The main problem to obtain good resolution images in the ECT, is measuring the capacity in the order of femto Farads. In modern electric capacitance tomography system to obtain such accurate measurements, method of “charge-discharge” is being used. It is based on cyclic charging and discharging of the capacitor, with the registration of the charging current, which is directly proportional to the measured capacitance. It is mainly used to control the quantity and quality of materials transported in pipelines (petrochemical industries). Its main advantages include: high speed tomographic imaging (about 200 scans per second), ease of installation on the measuring system, as well as the low level of complexity. Alternatively, there are used techniques based on X-rays or ultrasonic waves, however, this type of solution is expensive and troublesome to implement. Development of electric capacitive tomography is related to the development of algorithms and methods for image reconstruction. Despite the many successes in application, possibilities of this method are not fully utilized.
The hardware concept of multiphase flow system
The basic measurement platform is set up to study multiphase flows. Schematic set is shown in the figure below (Fig. 2).
Fig. 2. Sketch of multiphase flow system. Elements marked on the sketch are: 1 – expansion tank, 2 – protection container, 3 – throttle, 4 – pump, 5 – transparent Plexiglas elements (for ECT electrodes), 6 – steel frame, 7 – no transparent pipes (PVCU), 8 – compressed gas (air), 9 – valve.
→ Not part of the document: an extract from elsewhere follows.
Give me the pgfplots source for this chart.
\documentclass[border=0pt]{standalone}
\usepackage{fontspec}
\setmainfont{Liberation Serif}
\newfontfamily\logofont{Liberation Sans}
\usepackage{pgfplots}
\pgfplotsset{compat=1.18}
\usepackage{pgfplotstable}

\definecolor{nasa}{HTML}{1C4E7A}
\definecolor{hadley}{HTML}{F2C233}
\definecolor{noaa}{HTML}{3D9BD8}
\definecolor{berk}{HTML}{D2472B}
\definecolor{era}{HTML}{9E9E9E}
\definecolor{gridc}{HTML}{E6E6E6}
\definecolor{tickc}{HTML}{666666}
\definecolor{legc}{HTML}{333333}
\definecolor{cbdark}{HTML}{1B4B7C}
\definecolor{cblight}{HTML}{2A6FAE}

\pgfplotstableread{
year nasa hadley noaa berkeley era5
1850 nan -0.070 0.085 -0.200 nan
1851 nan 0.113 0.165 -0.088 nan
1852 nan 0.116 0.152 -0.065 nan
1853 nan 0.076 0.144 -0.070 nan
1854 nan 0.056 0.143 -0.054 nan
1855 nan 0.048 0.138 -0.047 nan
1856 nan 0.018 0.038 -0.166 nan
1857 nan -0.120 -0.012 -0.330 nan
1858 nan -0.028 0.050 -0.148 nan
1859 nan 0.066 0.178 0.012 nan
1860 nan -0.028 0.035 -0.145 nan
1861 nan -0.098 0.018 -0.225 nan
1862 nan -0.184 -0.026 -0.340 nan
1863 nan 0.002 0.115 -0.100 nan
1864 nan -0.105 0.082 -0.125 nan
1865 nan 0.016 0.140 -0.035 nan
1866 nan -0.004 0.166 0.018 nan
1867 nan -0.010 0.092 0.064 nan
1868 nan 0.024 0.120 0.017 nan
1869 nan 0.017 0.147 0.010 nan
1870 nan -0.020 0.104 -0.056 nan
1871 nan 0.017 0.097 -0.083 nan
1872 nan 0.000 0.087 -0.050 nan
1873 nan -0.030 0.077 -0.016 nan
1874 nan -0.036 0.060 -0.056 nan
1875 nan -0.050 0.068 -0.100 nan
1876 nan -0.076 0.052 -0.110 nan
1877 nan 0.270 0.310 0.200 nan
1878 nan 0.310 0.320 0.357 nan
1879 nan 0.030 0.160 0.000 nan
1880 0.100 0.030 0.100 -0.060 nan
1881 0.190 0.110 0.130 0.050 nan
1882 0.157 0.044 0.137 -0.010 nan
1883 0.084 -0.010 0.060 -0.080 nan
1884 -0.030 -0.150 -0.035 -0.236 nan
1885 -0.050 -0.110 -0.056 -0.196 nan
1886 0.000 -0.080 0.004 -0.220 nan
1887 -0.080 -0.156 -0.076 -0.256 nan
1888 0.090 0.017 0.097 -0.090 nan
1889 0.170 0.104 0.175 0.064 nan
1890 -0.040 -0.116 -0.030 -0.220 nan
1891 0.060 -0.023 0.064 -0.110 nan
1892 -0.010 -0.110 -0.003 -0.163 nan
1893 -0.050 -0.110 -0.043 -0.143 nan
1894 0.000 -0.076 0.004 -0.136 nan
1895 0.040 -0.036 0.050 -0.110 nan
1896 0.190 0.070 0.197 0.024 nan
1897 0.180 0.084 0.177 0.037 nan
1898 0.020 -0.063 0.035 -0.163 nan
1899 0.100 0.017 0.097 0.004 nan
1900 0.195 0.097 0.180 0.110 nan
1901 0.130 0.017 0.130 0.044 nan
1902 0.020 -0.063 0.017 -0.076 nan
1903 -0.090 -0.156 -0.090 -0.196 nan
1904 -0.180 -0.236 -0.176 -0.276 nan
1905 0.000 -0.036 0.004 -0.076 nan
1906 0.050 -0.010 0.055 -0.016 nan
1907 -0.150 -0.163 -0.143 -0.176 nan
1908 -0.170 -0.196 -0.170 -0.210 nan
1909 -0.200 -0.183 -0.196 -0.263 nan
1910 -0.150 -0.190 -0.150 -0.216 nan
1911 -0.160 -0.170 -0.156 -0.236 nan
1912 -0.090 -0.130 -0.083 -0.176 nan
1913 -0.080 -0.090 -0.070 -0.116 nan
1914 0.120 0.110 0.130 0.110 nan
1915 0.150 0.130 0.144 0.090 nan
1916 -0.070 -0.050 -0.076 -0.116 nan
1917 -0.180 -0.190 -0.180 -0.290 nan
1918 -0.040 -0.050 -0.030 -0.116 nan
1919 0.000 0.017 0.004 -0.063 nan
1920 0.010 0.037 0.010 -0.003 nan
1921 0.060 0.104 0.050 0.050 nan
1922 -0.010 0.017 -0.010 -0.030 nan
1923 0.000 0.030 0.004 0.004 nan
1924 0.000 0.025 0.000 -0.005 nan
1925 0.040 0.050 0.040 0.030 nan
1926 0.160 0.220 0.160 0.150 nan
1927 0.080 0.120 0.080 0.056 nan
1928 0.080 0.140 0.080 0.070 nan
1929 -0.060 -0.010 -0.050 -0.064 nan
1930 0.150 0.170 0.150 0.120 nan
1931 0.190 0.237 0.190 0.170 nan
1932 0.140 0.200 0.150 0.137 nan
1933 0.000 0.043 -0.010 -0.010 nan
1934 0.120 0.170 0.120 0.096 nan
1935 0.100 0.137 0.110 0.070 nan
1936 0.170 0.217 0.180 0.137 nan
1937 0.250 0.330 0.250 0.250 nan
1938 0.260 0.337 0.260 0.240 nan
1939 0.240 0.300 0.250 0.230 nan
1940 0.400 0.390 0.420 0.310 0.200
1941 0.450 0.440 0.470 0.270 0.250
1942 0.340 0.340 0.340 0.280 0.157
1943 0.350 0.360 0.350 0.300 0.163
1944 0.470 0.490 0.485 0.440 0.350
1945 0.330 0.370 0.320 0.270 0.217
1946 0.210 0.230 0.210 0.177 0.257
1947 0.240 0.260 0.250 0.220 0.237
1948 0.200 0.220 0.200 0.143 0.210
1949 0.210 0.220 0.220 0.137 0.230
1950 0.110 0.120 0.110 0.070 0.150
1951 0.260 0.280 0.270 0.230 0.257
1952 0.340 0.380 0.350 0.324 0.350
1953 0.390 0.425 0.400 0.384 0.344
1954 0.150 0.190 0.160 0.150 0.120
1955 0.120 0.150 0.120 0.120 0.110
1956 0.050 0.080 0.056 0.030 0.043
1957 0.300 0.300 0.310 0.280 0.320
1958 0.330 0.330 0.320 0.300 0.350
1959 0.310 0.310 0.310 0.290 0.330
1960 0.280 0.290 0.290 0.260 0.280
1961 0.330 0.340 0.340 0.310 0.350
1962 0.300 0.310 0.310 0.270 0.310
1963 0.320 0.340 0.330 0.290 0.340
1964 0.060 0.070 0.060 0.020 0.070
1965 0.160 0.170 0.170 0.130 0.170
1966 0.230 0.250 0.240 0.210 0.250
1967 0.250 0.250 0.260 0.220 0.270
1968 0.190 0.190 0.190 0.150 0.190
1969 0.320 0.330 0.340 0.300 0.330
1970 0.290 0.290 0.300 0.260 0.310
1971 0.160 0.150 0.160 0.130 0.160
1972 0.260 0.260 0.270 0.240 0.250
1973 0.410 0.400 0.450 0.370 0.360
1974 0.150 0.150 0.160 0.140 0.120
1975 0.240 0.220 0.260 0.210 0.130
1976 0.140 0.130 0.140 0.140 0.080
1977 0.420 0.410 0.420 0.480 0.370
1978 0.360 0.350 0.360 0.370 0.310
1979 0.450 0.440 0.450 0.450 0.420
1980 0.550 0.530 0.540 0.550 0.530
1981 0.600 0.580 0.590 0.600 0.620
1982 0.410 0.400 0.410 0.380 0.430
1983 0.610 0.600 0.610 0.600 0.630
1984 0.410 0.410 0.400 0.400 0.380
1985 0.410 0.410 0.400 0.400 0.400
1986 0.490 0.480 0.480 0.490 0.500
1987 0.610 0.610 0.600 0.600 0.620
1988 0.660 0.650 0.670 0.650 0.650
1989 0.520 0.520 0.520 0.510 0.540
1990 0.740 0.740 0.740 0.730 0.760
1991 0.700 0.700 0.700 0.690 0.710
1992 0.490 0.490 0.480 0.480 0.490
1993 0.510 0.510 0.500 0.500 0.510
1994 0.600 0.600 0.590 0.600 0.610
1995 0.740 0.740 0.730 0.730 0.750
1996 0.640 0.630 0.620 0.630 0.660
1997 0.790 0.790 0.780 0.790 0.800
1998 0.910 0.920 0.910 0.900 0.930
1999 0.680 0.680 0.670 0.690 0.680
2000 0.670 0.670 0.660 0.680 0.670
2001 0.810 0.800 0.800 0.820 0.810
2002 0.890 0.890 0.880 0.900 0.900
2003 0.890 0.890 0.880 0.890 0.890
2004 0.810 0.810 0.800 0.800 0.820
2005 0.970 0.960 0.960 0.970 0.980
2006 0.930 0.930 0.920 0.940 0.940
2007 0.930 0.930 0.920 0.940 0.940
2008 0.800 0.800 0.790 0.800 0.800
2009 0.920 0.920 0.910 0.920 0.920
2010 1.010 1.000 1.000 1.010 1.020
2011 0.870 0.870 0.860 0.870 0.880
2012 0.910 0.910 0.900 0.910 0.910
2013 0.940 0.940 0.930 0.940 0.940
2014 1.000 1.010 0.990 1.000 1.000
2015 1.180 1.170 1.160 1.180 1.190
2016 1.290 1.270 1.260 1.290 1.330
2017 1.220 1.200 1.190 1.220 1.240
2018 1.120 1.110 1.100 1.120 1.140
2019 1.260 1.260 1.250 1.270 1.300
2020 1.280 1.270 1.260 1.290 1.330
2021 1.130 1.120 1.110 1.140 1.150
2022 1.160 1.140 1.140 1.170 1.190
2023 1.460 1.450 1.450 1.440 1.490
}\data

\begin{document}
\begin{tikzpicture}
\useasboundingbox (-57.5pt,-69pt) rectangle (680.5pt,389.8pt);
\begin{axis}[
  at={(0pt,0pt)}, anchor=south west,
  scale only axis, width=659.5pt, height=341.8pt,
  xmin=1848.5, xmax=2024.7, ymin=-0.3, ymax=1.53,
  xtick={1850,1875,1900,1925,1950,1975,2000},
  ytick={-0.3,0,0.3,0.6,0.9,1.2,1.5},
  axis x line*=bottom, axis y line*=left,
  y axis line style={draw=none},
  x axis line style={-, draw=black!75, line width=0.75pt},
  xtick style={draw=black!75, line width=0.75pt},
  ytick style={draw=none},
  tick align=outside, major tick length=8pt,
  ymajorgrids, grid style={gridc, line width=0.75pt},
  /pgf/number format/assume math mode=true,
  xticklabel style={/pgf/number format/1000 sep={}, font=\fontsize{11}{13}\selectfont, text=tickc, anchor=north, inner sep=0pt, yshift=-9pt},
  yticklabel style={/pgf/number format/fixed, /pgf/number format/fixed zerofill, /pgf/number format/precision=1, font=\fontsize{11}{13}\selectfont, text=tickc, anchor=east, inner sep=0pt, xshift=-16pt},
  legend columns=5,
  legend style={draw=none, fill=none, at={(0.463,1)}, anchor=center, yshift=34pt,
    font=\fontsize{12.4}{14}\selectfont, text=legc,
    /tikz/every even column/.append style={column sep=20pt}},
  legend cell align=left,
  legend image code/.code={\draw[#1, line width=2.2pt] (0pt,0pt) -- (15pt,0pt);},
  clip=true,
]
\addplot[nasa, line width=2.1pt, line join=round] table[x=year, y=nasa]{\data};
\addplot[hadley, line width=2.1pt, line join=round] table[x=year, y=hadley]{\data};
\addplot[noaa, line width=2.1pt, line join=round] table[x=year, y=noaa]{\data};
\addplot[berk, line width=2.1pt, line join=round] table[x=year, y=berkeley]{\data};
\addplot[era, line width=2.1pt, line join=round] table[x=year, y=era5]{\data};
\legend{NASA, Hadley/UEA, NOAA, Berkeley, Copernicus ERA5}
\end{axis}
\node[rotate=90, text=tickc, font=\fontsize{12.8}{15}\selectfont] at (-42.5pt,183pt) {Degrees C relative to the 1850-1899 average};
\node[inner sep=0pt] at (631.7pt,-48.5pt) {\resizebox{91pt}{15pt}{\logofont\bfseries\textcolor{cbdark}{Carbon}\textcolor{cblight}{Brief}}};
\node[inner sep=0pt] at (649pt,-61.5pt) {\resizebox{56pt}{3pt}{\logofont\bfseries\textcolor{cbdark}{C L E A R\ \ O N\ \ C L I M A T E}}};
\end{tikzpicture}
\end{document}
The design system allows the study of vertical and horizontal flows. Application of control elements such as throttle, pump or valves (air), allow precise repeatable measurement conditions. This configuration admits the study of counter current flows, which are very important in real industrial installations. The transparent elements provides use of the optical detection system. At the same time, multiphase flow system can be used for correlative ECT measurements using two sets of electrodes. This measurement system is used, not only to study different types of multiphase flows, but mainly to develop and test new process tomography algorithms. One of the main objectives of this project is to establish a suitable system to control and optimize production process. The following figure (fig. 3) shows a schematic of the system, which consists of an optical detection system based on industrial IP cameras and electrical capacitance tomography system.
Fig. 3. Schematic of the measurement system to study the multiphase flows.
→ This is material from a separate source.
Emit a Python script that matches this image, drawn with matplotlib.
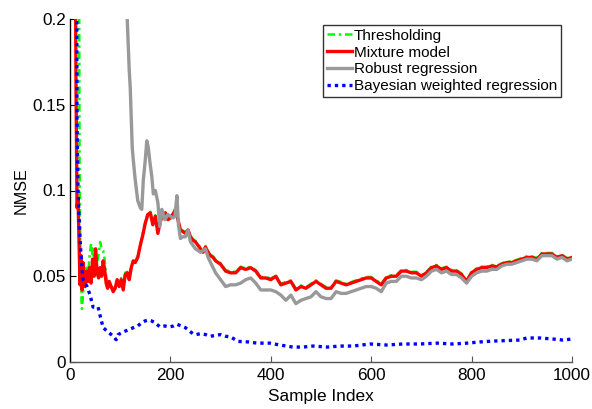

Simultaneous use of two research techniques (tomography and optical detection) allows for precise analysis of the flow processes.
The hardware concept of the mini production line
The main part of the measurement system is closed (oval) production line with adjustable speed. The following figure shows a diagram of the measuring system (Fig. 4).
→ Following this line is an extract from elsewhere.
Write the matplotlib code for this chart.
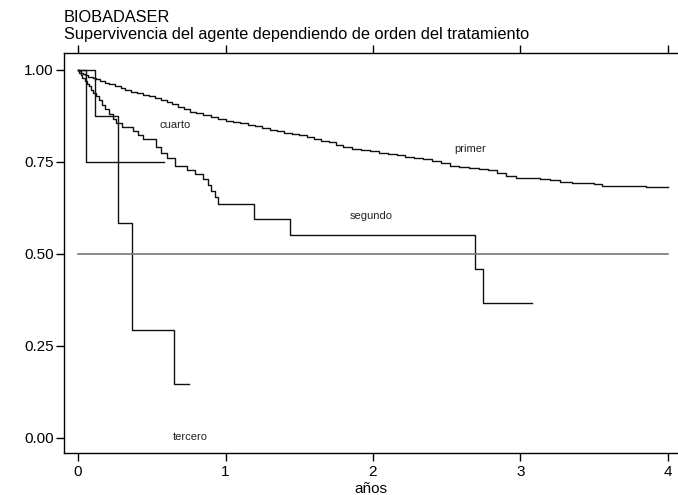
import matplotlib
matplotlib.use("Agg")
import matplotlib.pyplot as plt

plt.rcParams['font.family'] = ['Liberation Sans', 'DejaVu Sans']

# Kaplan-Meier step curves (time in years, survival)
primer_t = [0, 0.01, 0.02, 0.035, 0.05, 0.065, 0.08, 0.10, 0.12, 0.15, 0.18, 0.21, 0.25,
            0.29, 0.32, 0.36, 0.40, 0.44, 0.48, 0.52, 0.56, 0.60, 0.64, 0.68, 0.72, 0.76,
            0.80, 0.85, 0.90, 0.95, 1.00, 1.05, 1.10, 1.15, 1.20, 1.25, 1.30, 1.35, 1.40,
            1.45, 1.50, 1.55, 1.60, 1.65, 1.70, 1.75, 1.80, 1.86, 1.92, 1.98, 2.04, 2.10,
            2.16, 2.22, 2.28, 2.34, 2.40, 2.46, 2.52, 2.58, 2.65, 2.72, 2.78, 2.84, 2.90,
            2.97, 3.05, 3.13, 3.20, 3.27, 3.35, 3.43, 3.50, 3.55, 3.65, 3.75, 3.85, 4.0]
primer_s = [1.0, 0.996, 0.992, 0.988, 0.985, 0.982, 0.98, 0.977, 0.974, 0.969, 0.965,
            0.961, 0.956, 0.95, 0.946, 0.941, 0.937, 0.932, 0.928, 0.923, 0.918, 0.913,
            0.907, 0.90, 0.894, 0.887, 0.882, 0.877, 0.872, 0.867, 0.862, 0.859, 0.855,
            0.851, 0.847, 0.843, 0.838, 0.834, 0.829, 0.826, 0.823, 0.818, 0.813, 0.808,
            0.803, 0.797, 0.790, 0.786, 0.783, 0.779, 0.775, 0.772, 0.768, 0.764, 0.760,
            0.757, 0.752, 0.746, 0.739, 0.736, 0.733, 0.730, 0.727, 0.719, 0.713, 0.706,
            0.705, 0.704, 0.700, 0.695, 0.694, 0.693, 0.690, 0.685, 0.685, 0.684, 0.681,
            0.681]

segundo_t = [0, 0.01, 0.02, 0.03, 0.045, 0.06, 0.075, 0.09, 0.105, 0.12, 0.14, 0.16,
             0.18, 0.21, 0.24, 0.26, 0.30, 0.37, 0.41, 0.44, 0.53, 0.56, 0.60, 0.66,
             0.74, 0.79, 0.85, 0.88, 0.90, 0.93, 0.95, 1.19, 1.44, 2.69, 2.745, 3.08]
segundo_s = [1.0, 0.993, 0.986, 0.978, 0.970, 0.962, 0.955, 0.945, 0.937, 0.928, 0.918,
             0.905, 0.893, 0.880, 0.868, 0.856, 0.846, 0.835, 0.823, 0.812, 0.790, 0.774,
             0.762, 0.740, 0.728, 0.717, 0.703, 0.688, 0.672, 0.654, 0.636, 0.596, 0.552,
             0.458, 0.366, 0.366]

tercero_t = [0, 0.115, 0.27, 0.366, 0.65, 0.75]
tercero_s = [1.0, 0.875, 0.583, 0.292, 0.146, 0.146]

cuarto_t = [0, 0.054, 0.58]
cuarto_s = [1.0, 0.75, 0.75]

labels = ["primer", "segundo", "tercero", "cuarto"]
label_x = [2.66, 1.99, 0.76, 0.66]
label_y = [0.785, 0.603, 0.003, 0.85]

x_ticks = [0, 1, 2, 3, 4]
y_ticks = [0.00, 0.25, 0.50, 0.75, 1.00]
y_ticklabels = ["0.00", "0.25", "0.50", "0.75", "1.00"]

fig = plt.figure(figsize=(6.78, 4.95), dpi=100)
ax = fig.add_axes([64/678, 1 - 453/495, 1 - 64/678, (453 - 53)/495])

line_kw = dict(where='post', color='#111111', linewidth=1.0)
ax.step(primer_t, primer_s, **line_kw)
ax.step(segundo_t, segundo_s, **line_kw)
ax.step(tercero_t, tercero_s, **line_kw)
ax.step(cuarto_t, cuarto_s, **line_kw)
ax.plot([0, 4], [0.5, 0.5], color='#777777', linewidth=1.2)

for lab, lx, ly in zip(labels, label_x, label_y):
    ax.text(lx, ly, lab, fontsize=8, ha='center', va='center', color='#222222')

ax.set_xlim(-0.095, 4.068)
ax.set_ylim(-0.041, 1.046)
ax.set_xticks(x_ticks)
ax.set_yticks(y_ticks)
ax.set_yticklabels(y_ticklabels)
ax.tick_params(axis='both', direction='out', length=6, width=1, labelsize=11,
               colors='black', pad=1.5)
ax.tick_params(axis='x', top=True, labeltop=False, pad=3)
ax.spines['right'].set_visible(False)
for s in ['left', 'bottom', 'top']:
    ax.spines[s].set_linewidth(1.0)
ax.set_xlabel("años", fontsize=11, labelpad=2)

fig.text(64/678, 1 - 18/495, "BIOBADASER", fontsize=11.8, ha='left', va='center')
fig.text(64/678, 1 - 35/495, "Supervivencia del agente dependiendo de orden del tratamiento",
         fontsize=11.8, ha='left', va='center')

fig.savefig("out.png", dpi=100)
Fig. 4. Sketch of the mini production line system.
The measurement system includes IP cameras, RFID readers, biometric readers and vision recording system (DVR). Control access to the production control panel line is protected by the biometric system.
Optical detection system as in the previous system is based on the IP cameras. The program will be analysing images from the cameras in real time. The analysed objects will recognized by their characteristic features such as: shape, size, colour, etc. At the same time the image will be saved on the disk array. Additional identification of objects will be performed by the programmable RFID tags placed on their surface. Such a system will provide not only accurate modelling in micro scale production facility, but will also be a base for the development of fast vision analysis algorithms.